Inheritance

If you wrap both a class and a child of that class, Pyd is smart enough to make the resulting Python classes have a parent-child relationship. Any methods of the parent class will automatically be available to the child class. If the child class overloads any of those methods, it is important that the user wrap them in the module's init function.

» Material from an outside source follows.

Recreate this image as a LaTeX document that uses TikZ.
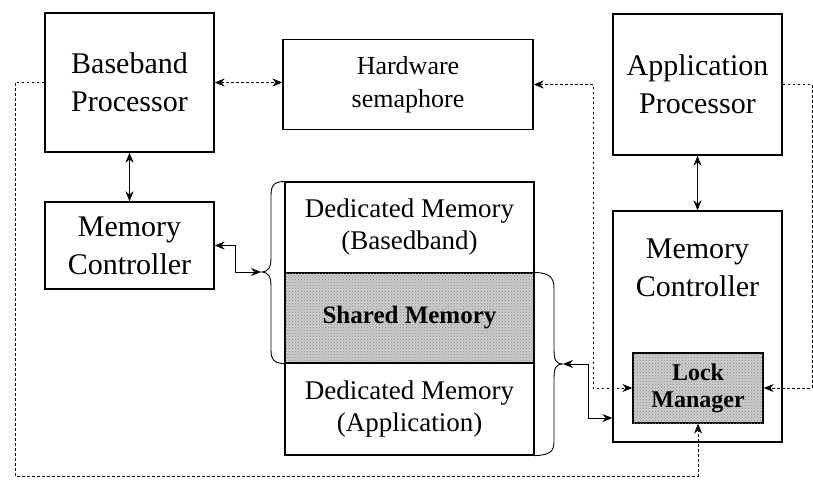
\documentclass[tikz,border=0pt]{standalone}
\usepackage{fontspec}
\setmainfont{Liberation Serif}
\usetikzlibrary{arrows.meta,patterns}
\begin{document}
\begin{tikzpicture}[x=1pt,y=-1pt,
  blk/.style={draw, line width=1.3pt, inner sep=0pt, align=center},
  shade/.style={fill=gray!40, postaction={pattern=crosshatch dots, pattern color=gray!90}},
  big/.style={font=\fontsize{30}{38}\selectfont},
  mid/.style={font=\fontsize{26}{33}\selectfont},
  tip/.style={-{Stealth[length=10pt,width=8pt]}},
  bitip/.style={{Stealth[length=10pt,width=8pt]}-{Stealth[length=10pt,width=8pt]}},
  link/.style={line width=0.9pt, dash pattern=on 2.5pt off 2.5pt},
  bus/.style={line width=1.3pt},
  thin/.style={line width=0.9pt},
  brc/.style={line width=0.9pt}
]
\useasboundingbox (0,0) rectangle (813,479);

% processors and controllers
\node[blk, big, minimum width=169pt, minimum height=139pt] (bb) at (129.5,82.5) {Baseband\\Processor};
\node[blk, mid, minimum width=250pt, minimum height=90pt] (sem) at (408,84.5) {Hardware\\semaphore};
\node[blk, big, minimum width=169pt, minimum height=141pt] (app) at (697.5,84.5) {Application\\Processor};
\node[blk, big, minimum width=169pt, minimum height=87pt] (mcl) at (129.5,245.5) {Memory\\Controller};
\node[blk, minimum width=169pt, minimum height=231pt] (mcr) at (697.5,326.5) {};
\node[big, align=center] (mcrtext) at (697.5,268) {Memory\\Controller};
\node[blk, shade, font=\bfseries\fontsize{24}{27}\selectfont, minimum width=130pt, minimum height=70pt] (lock) at (698,388) {Lock\\Manager};

% memory stack
\node[blk, font=\fontsize{27}{32}\selectfont, minimum width=249pt, minimum height=91pt] (ded1) at (409.5,227.5) {Dedicated Memory\\(Basedband)};
\node[blk, shade, font=\bfseries\fontsize{25}{30}\selectfont, minimum width=249pt, minimum height=90pt] (shm) at (409.5,318) {Shared Memory};
\node[blk, font=\fontsize{27}{32}\selectfont, minimum width=249pt, minimum height=92pt] (ded2) at (409.5,409) {Dedicated Memory\\(Application)};

% braces grouping the memory regions
\coordinate (lbr) at (261,272);
\coordinate (rbr) at (563,364);
\draw[brc] (ded1.north west) .. controls (273,182) and (271,186) .. (271,196) -- (271,258)
  .. controls (271,268) and (268,272) .. (lbr)
  .. controls (268,272) and (271,276) .. (271,286) -- (271,350)
  .. controls (271,360) and (274,363) .. (shm.south west);
\draw[brc] (shm.north east) .. controls (549,273) and (554,277) .. (554,288) -- (554,350)
  .. controls (554,360) and (556,364) .. (rbr)
  .. controls (556,364) and (554,368) .. (554,378) -- (554,442)
  .. controls (554,452) and (549,455) .. (ded2.south east);

% buses
\coordinate (mcin) at (mcr.west |- 0,418);
\draw[bus, bitip] (bb.south) -- (mcl.north);
\draw[bus, bitip] (app.south) -- (mcr.north);
\draw[thin, bitip] (mcl.east) -- (235,245.5) |- (lbr);
\draw[thin, bitip] (rbr) -- (588,364) |- (mcin);

% lock signalling
\draw[link, bitip] (bb.east) -- (bb.east -| sem.west);
\draw[link, bitip] (sem.east) -- (593,84.5) |- (lock.west);
\draw[link, tip] (app.east) -- (812,84.5) |- (lock.east);
\draw[link, tip] (bb.west) -- (15,82.5) -- (15,476) -| (lock.south);
\end{tikzpicture}
\end{document}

For example:

import std.stdio;

class Base {
    void foo() { writefln("Base.foo"); }
    void bar() { writefln("Base.bar"); }
}

class Derived : Base {
    void foo() { writefln("Derived.foo"); }
}

These would be exposed to Python by putting this code in PydMain after the call to module_init:

wrap_class!(
    Base,
    Def!(Base.foo),
    Def!(Base.bar),
);

wrap_class!(
    Derived,
    Def!(Derived.foo),
);

When used in Python, we get the expected behavior:

>>> issubclass(Derived, Base)
True
>>> b = Base()
>>> d = Derived()
>>> b.foo()
Base.foo
>>> b.bar()
Base.bar
>>> d.foo()
Derived.foo
>>> d.bar()
Base.bar

Polymorphic behavior is also automatically taken care of. Take a function like the following:

void polymorphic_call(Base b) {
    b.foo();
}

And in Python:

>>> class PyClass(Base):
... 	def foo(self):
... 		print "PyClass.foo"
... 
>>> p = PyClass()
>>> polymorphic_call(p)
PyClass.foo

(TODO: Add support for interfaces and abstract classes.)